Roger Meï, maire de Gardanne : C’est un personnage important à Gardanne. Symbolique par son histoire  : Polonais naturalisé Français en 1946, comme beaucoup d’habitants ici. Le centre Charpak est un des fondements de la reconversion réussie de Gardanne et se veut une référence européenne dans les pédagogies de l’innovation. A titre personnel, je me souviens d’un homme simple et passionnant.

Philippe Jamet, directeur de l’École des Mines de Saint-Étienne  :
Le meilleur témoignage que nous pouvons lui rendre est de nous montrer fidèles à son héritage d’innovation, d’excellence et d’optimisme.

Philippe Collot, directeur du CMP :
Il y a des vidéos sur internet où on peut le voir présenter ses réalisations de façon très simple. On voit l’expérimentateur démystifier l’aura du chercheur. Sur son parcours personnel, je dirais qu’il était un peu comme Bourdieu : il se considérait comme un miraculé. Il disait qu’il avait eu beaucoup de chance d’avoir été à l’école à son arrivée en France et d’avoir fait ses études après la guerre.

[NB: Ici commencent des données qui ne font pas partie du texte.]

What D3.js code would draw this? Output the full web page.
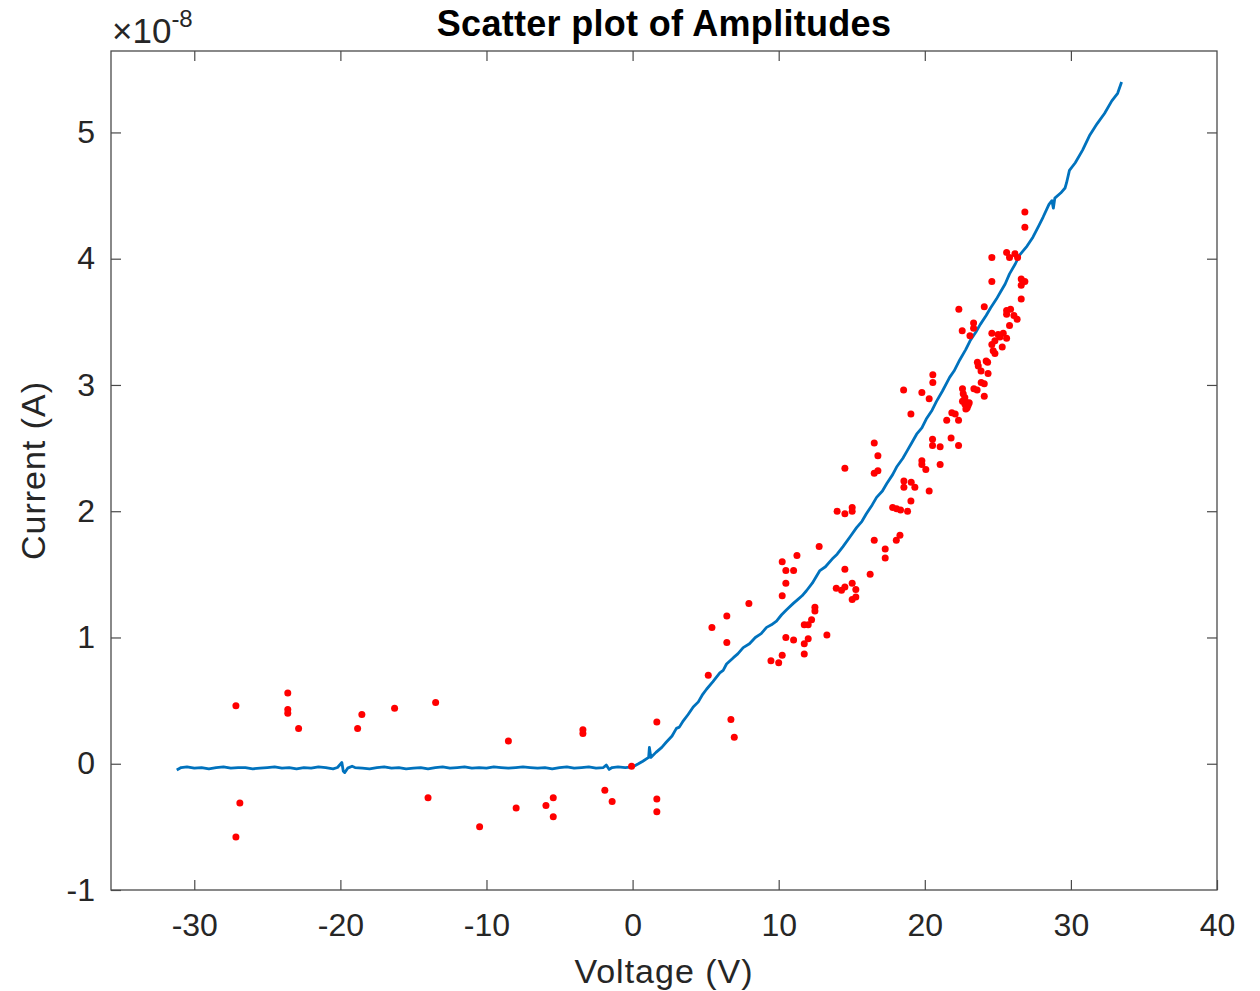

Véronique Villaréal, assistante de direction au CMP :
Je garderai de lui l’image de 2003, quand il était en pleine forme lors de sa première venue à Gardanne. En le regardant, on sentait qu’il avait vécu beaucoup de choses mais qu’il restait toujours bienveillant et optimiste.

Assia Tria, responsable du département de recherche SAS (systèmes et architectures sécurisées) :
Si on s’est beaucoup impliqué dans la fête de la science, c’est grâce à lui, ça vient de ce qu’il nous a apporté, et ce que nous devons rendre à la société. L’aspect citoyen et désacralisateur de la science est très important, c’est ce que tout chercheur devrait faire. Dans notre démarche La main à la pâte, on a beaucoup progressé en trois ans.

Bernard Morel, conseiller régional : Il est le symbole de l’intégration républicaine, naturalisé à 22 ans, immigré devenu français et Prix Nobel.